** begin Available data **

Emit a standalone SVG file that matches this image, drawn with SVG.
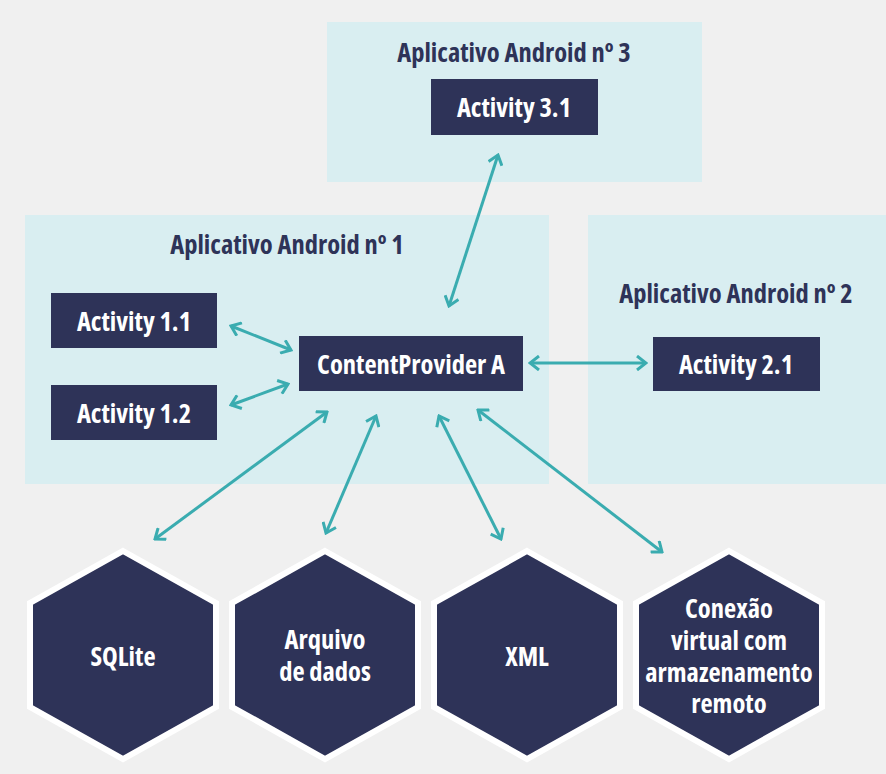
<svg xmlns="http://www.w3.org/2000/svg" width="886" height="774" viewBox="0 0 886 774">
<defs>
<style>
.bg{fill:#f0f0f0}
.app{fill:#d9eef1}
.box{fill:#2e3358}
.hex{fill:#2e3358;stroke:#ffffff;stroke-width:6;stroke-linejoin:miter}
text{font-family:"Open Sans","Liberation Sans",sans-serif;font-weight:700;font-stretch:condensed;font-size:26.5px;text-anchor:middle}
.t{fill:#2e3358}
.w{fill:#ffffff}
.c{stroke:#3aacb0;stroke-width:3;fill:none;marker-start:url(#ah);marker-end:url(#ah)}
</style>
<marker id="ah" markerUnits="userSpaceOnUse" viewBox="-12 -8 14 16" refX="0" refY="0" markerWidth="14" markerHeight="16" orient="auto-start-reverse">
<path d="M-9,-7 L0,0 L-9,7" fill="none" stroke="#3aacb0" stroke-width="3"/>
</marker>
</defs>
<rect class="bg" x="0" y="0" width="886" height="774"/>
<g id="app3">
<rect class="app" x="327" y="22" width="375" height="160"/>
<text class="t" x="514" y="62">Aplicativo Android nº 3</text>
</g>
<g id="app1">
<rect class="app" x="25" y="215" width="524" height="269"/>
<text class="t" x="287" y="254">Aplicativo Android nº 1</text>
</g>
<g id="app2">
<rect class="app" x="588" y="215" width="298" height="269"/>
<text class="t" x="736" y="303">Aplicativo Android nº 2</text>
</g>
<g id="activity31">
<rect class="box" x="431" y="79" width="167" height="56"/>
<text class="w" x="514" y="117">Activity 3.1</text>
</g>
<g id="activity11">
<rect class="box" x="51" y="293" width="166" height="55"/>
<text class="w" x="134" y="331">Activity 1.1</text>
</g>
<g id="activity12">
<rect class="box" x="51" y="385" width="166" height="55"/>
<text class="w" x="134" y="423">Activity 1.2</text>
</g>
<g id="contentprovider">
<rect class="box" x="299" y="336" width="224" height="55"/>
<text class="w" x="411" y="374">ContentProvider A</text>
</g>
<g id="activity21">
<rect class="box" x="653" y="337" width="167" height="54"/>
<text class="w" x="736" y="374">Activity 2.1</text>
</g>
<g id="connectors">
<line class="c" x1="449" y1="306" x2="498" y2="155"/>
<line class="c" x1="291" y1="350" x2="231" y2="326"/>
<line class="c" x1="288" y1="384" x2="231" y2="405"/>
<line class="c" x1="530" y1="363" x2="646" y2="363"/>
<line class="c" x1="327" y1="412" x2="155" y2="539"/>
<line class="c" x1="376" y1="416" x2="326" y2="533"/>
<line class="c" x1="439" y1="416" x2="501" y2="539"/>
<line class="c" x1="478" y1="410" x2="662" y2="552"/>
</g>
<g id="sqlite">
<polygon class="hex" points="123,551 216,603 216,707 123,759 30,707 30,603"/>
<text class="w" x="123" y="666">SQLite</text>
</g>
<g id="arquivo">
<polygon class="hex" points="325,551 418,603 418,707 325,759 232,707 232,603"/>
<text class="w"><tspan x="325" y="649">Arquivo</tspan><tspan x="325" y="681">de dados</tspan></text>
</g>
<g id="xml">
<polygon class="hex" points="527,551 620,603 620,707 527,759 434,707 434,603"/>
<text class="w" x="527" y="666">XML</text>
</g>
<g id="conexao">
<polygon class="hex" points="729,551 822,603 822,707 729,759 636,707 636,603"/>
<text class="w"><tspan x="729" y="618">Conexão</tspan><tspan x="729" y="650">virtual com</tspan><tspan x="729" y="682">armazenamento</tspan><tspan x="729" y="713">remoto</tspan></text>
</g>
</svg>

** end Available data **

*What is asked*
Every line above should be returned exactly; the pictures stay out.

*Answer to this task*
Emit a standalone SVG file that matches this image, drawn with SVG.
<svg xmlns="http://www.w3.org/2000/svg" width="886" height="774" viewBox="0 0 886 774">
<defs>
<style>
.bg{fill:#f0f0f0}
.app{fill:#d9eef1}
.box{fill:#2e3358}
.hex{fill:#2e3358;stroke:#ffffff;stroke-width:6;stroke-linejoin:miter}
text{font-family:"Open Sans","Liberation Sans",sans-serif;font-weight:700;font-stretch:condensed;font-size:26.5px;text-anchor:middle}
.t{fill:#2e3358}
.w{fill:#ffffff}
.c{stroke:#3aacb0;stroke-width:3;fill:none;marker-start:url(#ah);marker-end:url(#ah)}
</style>
<marker id="ah" markerUnits="userSpaceOnUse" viewBox="-12 -8 14 16" refX="0" refY="0" markerWidth="14" markerHeight="16" orient="auto-start-reverse">
<path d="M-9,-7 L0,0 L-9,7" fill="none" stroke="#3aacb0" stroke-width="3"/>
</marker>
</defs>
<rect class="bg" x="0" y="0" width="886" height="774"/>
<g id="app3">
<rect class="app" x="327" y="22" width="375" height="160"/>
<text class="t" x="514" y="62">Aplicativo Android nº 3</text>
</g>
<g id="app1">
<rect class="app" x="25" y="215" width="524" height="269"/>
<text class="t" x="287" y="254">Aplicativo Android nº 1</text>
</g>
<g id="app2">
<rect class="app" x="588" y="215" width="298" height="269"/>
<text class="t" x="736" y="303">Aplicativo Android nº 2</text>
</g>
<g id="activity31">
<rect class="box" x="431" y="79" width="167" height="56"/>
<text class="w" x="514" y="117">Activity 3.1</text>
</g>
<g id="activity11">
<rect class="box" x="51" y="293" width="166" height="55"/>
<text class="w" x="134" y="331">Activity 1.1</text>
</g>
<g id="activity12">
<rect class="box" x="51" y="385" width="166" height="55"/>
<text class="w" x="134" y="423">Activity 1.2</text>
</g>
<g id="contentprovider">
<rect class="box" x="299" y="336" width="224" height="55"/>
<text class="w" x="411" y="374">ContentProvider A</text>
</g>
<g id="activity21">
<rect class="box" x="653" y="337" width="167" height="54"/>
<text class="w" x="736" y="374">Activity 2.1</text>
</g>
<g id="connectors">
<line class="c" x1="449" y1="306" x2="498" y2="155"/>
<line class="c" x1="291" y1="350" x2="231" y2="326"/>
<line class="c" x1="288" y1="384" x2="231" y2="405"/>
<line class="c" x1="530" y1="363" x2="646" y2="363"/>
<line class="c" x1="327" y1="412" x2="155" y2="539"/>
<line class="c" x1="376" y1="416" x2="326" y2="533"/>
<line class="c" x1="439" y1="416" x2="501" y2="539"/>
<line class="c" x1="478" y1="410" x2="662" y2="552"/>
</g>
<g id="sqlite">
<polygon class="hex" points="123,551 216,603 216,707 123,759 30,707 30,603"/>
<text class="w" x="123" y="666">SQLite</text>
</g>
<g id="arquivo">
<polygon class="hex" points="325,551 418,603 418,707 325,759 232,707 232,603"/>
<text class="w"><tspan x="325" y="649">Arquivo</tspan><tspan x="325" y="681">de dados</tspan></text>
</g>
<g id="xml">
<polygon class="hex" points="527,551 620,603 620,707 527,759 434,707 434,603"/>
<text class="w" x="527" y="666">XML</text>
</g>
<g id="conexao">
<polygon class="hex" points="729,551 822,603 822,707 729,759 636,707 636,603"/>
<text class="w"><tspan x="729" y="618">Conexão</tspan><tspan x="729" y="650">virtual com</tspan><tspan x="729" y="682">armazenamento</tspan><tspan x="729" y="713">remoto</tspan></text>
</g>
</svg>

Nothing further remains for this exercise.